* Dataset content:
┏━━
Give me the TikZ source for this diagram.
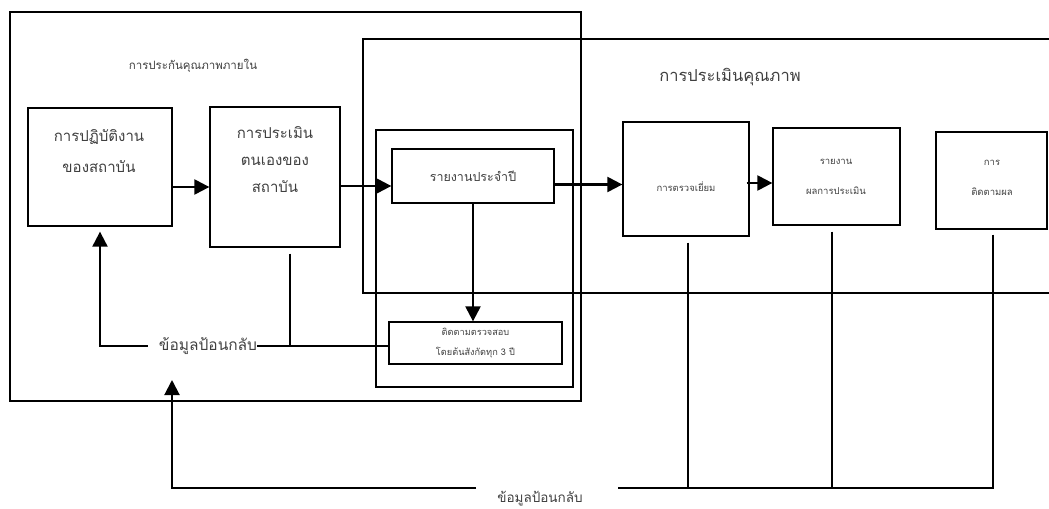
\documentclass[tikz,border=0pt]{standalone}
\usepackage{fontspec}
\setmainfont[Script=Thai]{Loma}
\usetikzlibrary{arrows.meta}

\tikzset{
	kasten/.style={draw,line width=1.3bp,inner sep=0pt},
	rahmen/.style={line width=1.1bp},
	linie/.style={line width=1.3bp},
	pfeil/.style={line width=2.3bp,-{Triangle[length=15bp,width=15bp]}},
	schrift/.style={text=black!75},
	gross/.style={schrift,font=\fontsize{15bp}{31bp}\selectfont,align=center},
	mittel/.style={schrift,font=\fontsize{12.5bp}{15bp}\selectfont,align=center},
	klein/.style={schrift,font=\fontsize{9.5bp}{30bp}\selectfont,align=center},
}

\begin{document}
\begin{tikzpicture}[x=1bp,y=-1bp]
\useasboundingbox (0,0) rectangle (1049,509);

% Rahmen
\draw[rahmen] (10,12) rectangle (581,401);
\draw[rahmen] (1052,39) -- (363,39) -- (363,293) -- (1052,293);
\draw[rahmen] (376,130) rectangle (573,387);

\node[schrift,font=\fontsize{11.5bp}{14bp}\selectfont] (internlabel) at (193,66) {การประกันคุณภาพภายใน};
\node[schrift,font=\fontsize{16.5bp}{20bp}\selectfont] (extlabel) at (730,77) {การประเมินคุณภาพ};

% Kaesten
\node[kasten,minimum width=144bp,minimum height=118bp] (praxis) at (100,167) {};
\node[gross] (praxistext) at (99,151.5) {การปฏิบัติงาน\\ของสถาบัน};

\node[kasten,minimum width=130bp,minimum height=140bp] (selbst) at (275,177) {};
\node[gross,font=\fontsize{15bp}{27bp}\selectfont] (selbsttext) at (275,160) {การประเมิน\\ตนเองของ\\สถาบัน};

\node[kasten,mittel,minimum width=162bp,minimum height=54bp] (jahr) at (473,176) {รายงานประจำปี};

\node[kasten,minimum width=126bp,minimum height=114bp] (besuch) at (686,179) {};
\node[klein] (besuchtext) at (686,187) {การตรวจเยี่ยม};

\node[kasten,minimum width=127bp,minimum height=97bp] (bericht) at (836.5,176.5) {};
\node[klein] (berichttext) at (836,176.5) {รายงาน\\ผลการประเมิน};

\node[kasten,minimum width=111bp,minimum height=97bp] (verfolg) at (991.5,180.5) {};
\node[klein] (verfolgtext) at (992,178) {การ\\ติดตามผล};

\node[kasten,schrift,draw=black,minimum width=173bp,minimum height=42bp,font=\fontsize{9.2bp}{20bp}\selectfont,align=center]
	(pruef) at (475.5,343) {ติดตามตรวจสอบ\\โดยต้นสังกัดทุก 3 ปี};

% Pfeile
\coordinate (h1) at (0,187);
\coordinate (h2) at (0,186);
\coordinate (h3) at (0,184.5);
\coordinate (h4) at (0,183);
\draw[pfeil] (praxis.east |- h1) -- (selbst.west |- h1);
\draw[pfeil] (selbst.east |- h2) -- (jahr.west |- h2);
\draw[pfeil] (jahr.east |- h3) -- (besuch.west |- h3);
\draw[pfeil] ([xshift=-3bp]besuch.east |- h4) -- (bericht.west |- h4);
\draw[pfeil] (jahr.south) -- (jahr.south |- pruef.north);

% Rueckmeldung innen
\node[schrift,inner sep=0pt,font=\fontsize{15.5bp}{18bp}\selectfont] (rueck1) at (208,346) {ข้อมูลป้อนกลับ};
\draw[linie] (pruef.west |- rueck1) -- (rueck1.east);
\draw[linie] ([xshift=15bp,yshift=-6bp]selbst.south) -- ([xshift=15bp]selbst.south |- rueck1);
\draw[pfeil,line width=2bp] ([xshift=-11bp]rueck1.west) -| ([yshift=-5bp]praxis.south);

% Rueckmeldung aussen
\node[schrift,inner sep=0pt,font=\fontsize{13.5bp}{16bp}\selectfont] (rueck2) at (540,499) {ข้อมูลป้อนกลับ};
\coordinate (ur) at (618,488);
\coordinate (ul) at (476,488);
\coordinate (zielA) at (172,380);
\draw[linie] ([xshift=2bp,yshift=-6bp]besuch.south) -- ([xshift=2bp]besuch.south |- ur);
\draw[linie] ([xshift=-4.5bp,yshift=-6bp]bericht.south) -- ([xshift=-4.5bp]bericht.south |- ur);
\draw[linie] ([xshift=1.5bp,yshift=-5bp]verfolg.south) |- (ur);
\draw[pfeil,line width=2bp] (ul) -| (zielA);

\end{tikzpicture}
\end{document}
┗━━
* Aim of the task:
Write out again exactly the lines from the start of the data above through the line containing "(pruef) at (475.5,343)", inclusive, excluding any pictures.

* Exercise result:
Give me the TikZ source for this diagram.
\documentclass[tikz,border=0pt]{standalone}
\usepackage{fontspec}
\setmainfont[Script=Thai]{Loma}
\usetikzlibrary{arrows.meta}

\tikzset{
	kasten/.style={draw,line width=1.3bp,inner sep=0pt},
	rahmen/.style={line width=1.1bp},
	linie/.style={line width=1.3bp},
	pfeil/.style={line width=2.3bp,-{Triangle[length=15bp,width=15bp]}},
	schrift/.style={text=black!75},
	gross/.style={schrift,font=\fontsize{15bp}{31bp}\selectfont,align=center},
	mittel/.style={schrift,font=\fontsize{12.5bp}{15bp}\selectfont,align=center},
	klein/.style={schrift,font=\fontsize{9.5bp}{30bp}\selectfont,align=center},
}

\begin{document}
\begin{tikzpicture}[x=1bp,y=-1bp]
\useasboundingbox (0,0) rectangle (1049,509);

% Rahmen
\draw[rahmen] (10,12) rectangle (581,401);
\draw[rahmen] (1052,39) -- (363,39) -- (363,293) -- (1052,293);
\draw[rahmen] (376,130) rectangle (573,387);

\node[schrift,font=\fontsize{11.5bp}{14bp}\selectfont] (internlabel) at (193,66) {การประกันคุณภาพภายใน};
\node[schrift,font=\fontsize{16.5bp}{20bp}\selectfont] (extlabel) at (730,77) {การประเมินคุณภาพ};

% Kaesten
\node[kasten,minimum width=144bp,minimum height=118bp] (praxis) at (100,167) {};
\node[gross] (praxistext) at (99,151.5) {การปฏิบัติงาน\\ของสถาบัน};

\node[kasten,minimum width=130bp,minimum height=140bp] (selbst) at (275,177) {};
\node[gross,font=\fontsize{15bp}{27bp}\selectfont] (selbsttext) at (275,160) {การประเมิน\\ตนเองของ\\สถาบัน};

\node[kasten,mittel,minimum width=162bp,minimum height=54bp] (jahr) at (473,176) {รายงานประจำปี};

\node[kasten,minimum width=126bp,minimum height=114bp] (besuch) at (686,179) {};
\node[klein] (besuchtext) at (686,187) {การตรวจเยี่ยม};

\node[kasten,minimum width=127bp,minimum height=97bp] (bericht) at (836.5,176.5) {};
\node[klein] (berichttext) at (836,176.5) {รายงาน\\ผลการประเมิน};

\node[kasten,minimum width=111bp,minimum height=97bp] (verfolg) at (991.5,180.5) {};
\node[klein] (verfolgtext) at (992,178) {การ\\ติดตามผล};

\node[kasten,schrift,draw=black,minimum width=173bp,minimum height=42bp,font=\fontsize{9.2bp}{20bp}\selectfont,align=center]
	(pruef) at (475.5,343) {ติดตามตรวจสอบ\\โดยต้นสังกัดทุก 3 ปี};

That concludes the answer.